İYİ Parti Genel Başkanı Meral Akşener, partisinin Meclis’teki grup toplantısında konuştu.

Gündeme ilişkin açıklamalarda bulunan Meral Akşener, Uşak’ta cezaevinde çıplak arama yapılmadığını iddia eden ve “Onurlu kadın, ahlaklı kadın bir sene beklemez” diyen AKP Grup Başkanvekili Özlem Zengin’e tepki gösterdi.

Akşener, Zengin’in açıklamalarına, “Şu utanmazlığa bakar mısınız, gerçekten ibretlik” dedi.

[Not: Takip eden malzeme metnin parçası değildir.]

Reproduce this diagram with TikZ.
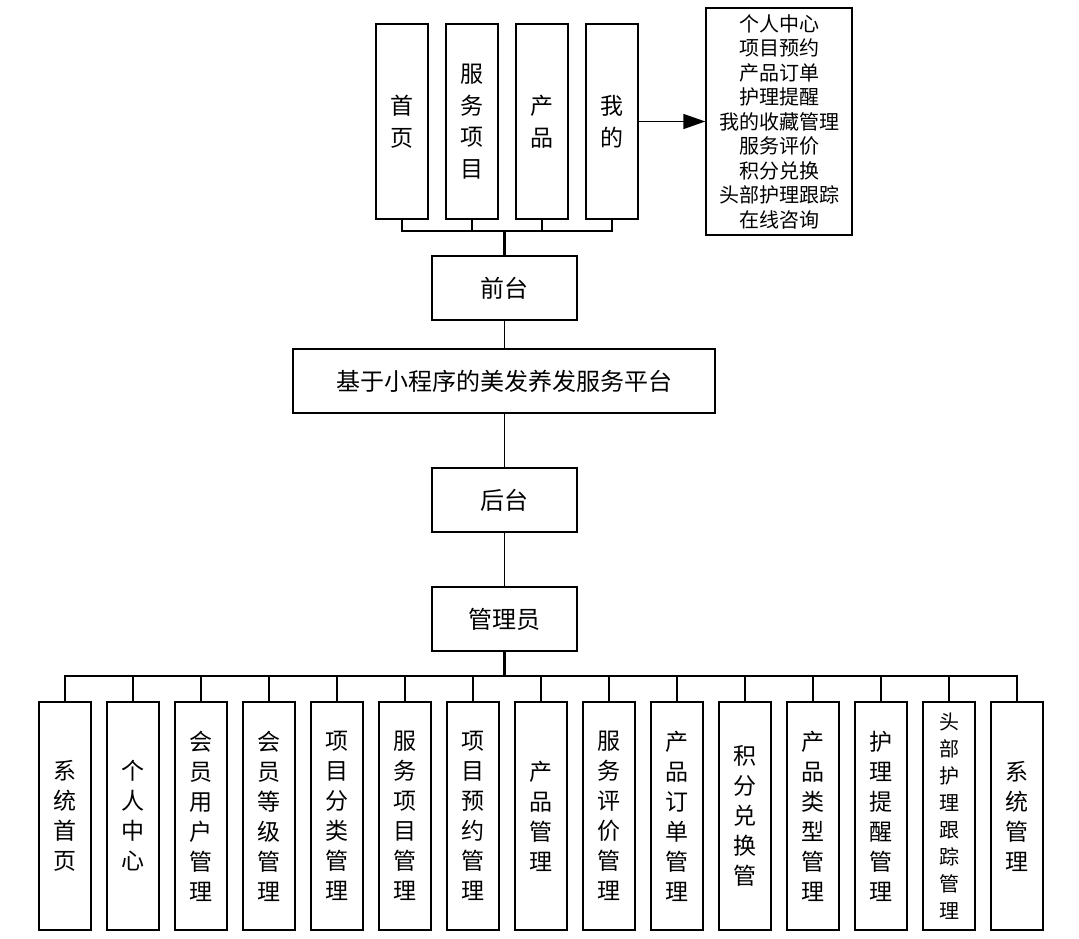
\documentclass[tikz,border=0pt]{standalone}
\usepackage{fontspec}
\newfontfamily\cjk{Noto Sans CJK SC}
\usetikzlibrary{arrows.meta}
\tikzset{
  every node/.style={font=\cjk},
  box/.style={draw, line width=1.3pt, inner sep=0pt, align=center},
  tallbox/.style={box, minimum width=52pt, minimum height=195pt, font=\cjk\fontsize{23}{31.6}\selectfont},
  lowbox/.style={box, minimum width=52pt, minimum height=228pt, font=\cjk\fontsize{23}{30}\selectfont},
  midbox/.style={box, minimum width=145pt, minimum height=64pt, font=\cjk\fontsize{24}{30}\selectfont},
  link/.style={line width=1.3pt},
  trunk/.style={line width=2.4pt}
}
\begin{document}
\begin{tikzpicture}[x=1pt,y=-1pt]
\useasboundingbox (0,0) rectangle (1079,939);
% top level boxes
\node[tallbox] (t1) at (402,121.5) {首\\页};
\node[tallbox] (t2) at (472,121.5) {服\\务\\项\\目};
\node[tallbox] (t3) at (542,121.5) {产\\品};
\node[tallbox] (t4) at (612,121.5) {我\\的};
\node[box, minimum width=146pt, minimum height=227pt, font=\cjk\fontsize{20}{24.5}\selectfont] (rb) at (779,121.5)
  {个人中心\\项目预约\\产品订单\\护理提醒\\我的收藏管理\\服务评价\\积分兑换\\头部护理跟踪\\在线咨询};
\draw[link, -{Triangle[length=22pt,width=15pt]}] (t4.east) -- (rb.west |- t4.east);
% middle chain
\node[midbox] (qt) at (504.5,288) {前台};
\node[midbox, minimum width=422pt] (pt) at (504,381) {基于小程序的美发养发服务平台};
\node[midbox] (ht) at (504.5,500) {后台};
\node[midbox] (gl) at (504.5,619) {管理员};
\coordinate (tbar) at (0,231);
\draw[link] (t1.south) |- (t4.south |- tbar) -- (t4.south);
\draw[link] (t2.south) -- (t2.south |- tbar);
\draw[link] (t3.south) -- (t3.south |- tbar);
\draw[trunk] (qt.north) -- (qt.north |- tbar);
\draw[link] (qt.south) -- (pt.north -| qt.south);
\draw[link] (pt.south -| ht.north) -- (ht.north);
\draw[link] (ht.south) -- (gl.north);
% bottom boxes
\node[lowbox] (b1) at (65,816) {系\\统\\首\\页};
\node[lowbox] (b2) at (133,816) {个\\人\\中\\心};
\node[lowbox] (b3) at (201,816) {会\\员\\用\\户\\管\\理};
\node[lowbox] (b4) at (269,816) {会\\员\\等\\级\\管\\理};
\node[lowbox] (b5) at (337,816) {项\\目\\分\\类\\管\\理};
\node[lowbox] (b6) at (405,816) {服\\务\\项\\目\\管\\理};
\node[lowbox] (b7) at (473,816) {项\\目\\预\\约\\管\\理};
\node[lowbox] (b8) at (541,816) {产\\品\\管\\理};
\node[lowbox] (b9) at (609,816) {服\\务\\评\\价\\管\\理};
\node[lowbox] (b10) at (677,816) {产\\品\\订\\单\\管\\理};
\node[lowbox] (b11) at (745,816) {积\\分\\兑\\换\\管};
\node[lowbox] (b12) at (813,816) {产\\品\\类\\型\\管\\理};
\node[lowbox] (b13) at (881,816) {护\\理\\提\\醒\\管\\理};
\node[lowbox, font=\cjk\fontsize{20}{27}\selectfont] (b14) at (949,816) {头\\部\\护\\理\\跟\\踪\\管\\理};
\node[lowbox] (b15) at (1017,816) {系\\统\\管\\理};
\coordinate (bbar) at (0,676);
\draw[link] (b1.north) |- (b15.north |- bbar) -- (b15.north);
\foreach \i in {2,...,14} {\draw[link] (b\i.north) -- (b\i.north |- bbar);}
\draw[trunk] (gl.south) -- (gl.south |- bbar);
\end{tikzpicture}
\end{document}
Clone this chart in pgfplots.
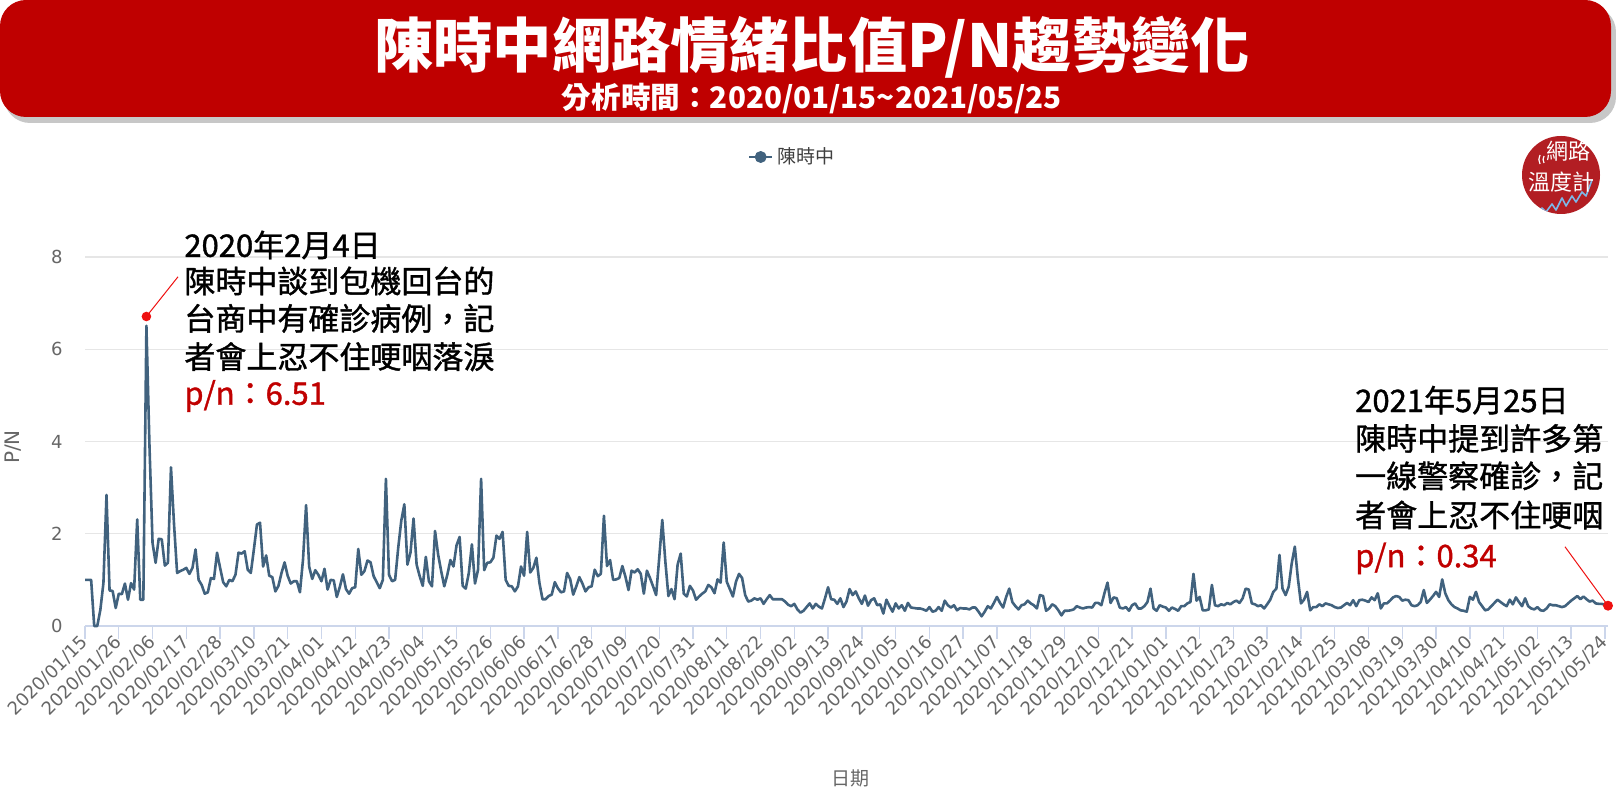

Meral Akşener’in açıklamalarından öne çıkanlar şöyle:

“Şu utanmazlığa bakar mısınız, gerçekten ibretlik. 7 Haziran 2015’te damadın abisinin televizyonunda bana eşimi aldattığıma dair imalı bir iftira atıldı. Buna ben susmadım. Çok sert bir tavır aldım anında konuştum. Bana göre gök kubbeyi aşağı indirmeye çalıştım. Dördüncü gün Erdoğan beni aradı bu arada herkes sustu. İçeriden bilgi bu. Bütün arkadaşlarımız neyi gördüm biliyor musunuz, arkadaşlarımız çok üzüldüler kadındır rencide olur mu diye sustular benim arkadaşlarım böyle sustu ama diğerleri ya doğruysa diye sustu. Dördüncü gün aradı Erdoğan, uzunca bir tel. görüşmesi yaptık. Sonra AK Partinin içinden insanlar beni aradılar. Erdoğan’ın aramasıyla beraber bu defteri aramamı kapatmamış beklemişler. Bunların yazar çizer takımının tamamı bu Akşener de ne yapmak istiyor, yeter sen bir kadınsın sus dediler ve yazdılar. Şimdi kalkıp da tecavüze uğrayan bir kadının, tacize uğrayan bir kadının veya çocuğu tacize uğrayan bir annenin hemen konuşmamasını onursuzluk olarak nitelendiriyorsanız aynaya bakın muhteremler. Herkes o açıklıkla konuşamayabiliyor.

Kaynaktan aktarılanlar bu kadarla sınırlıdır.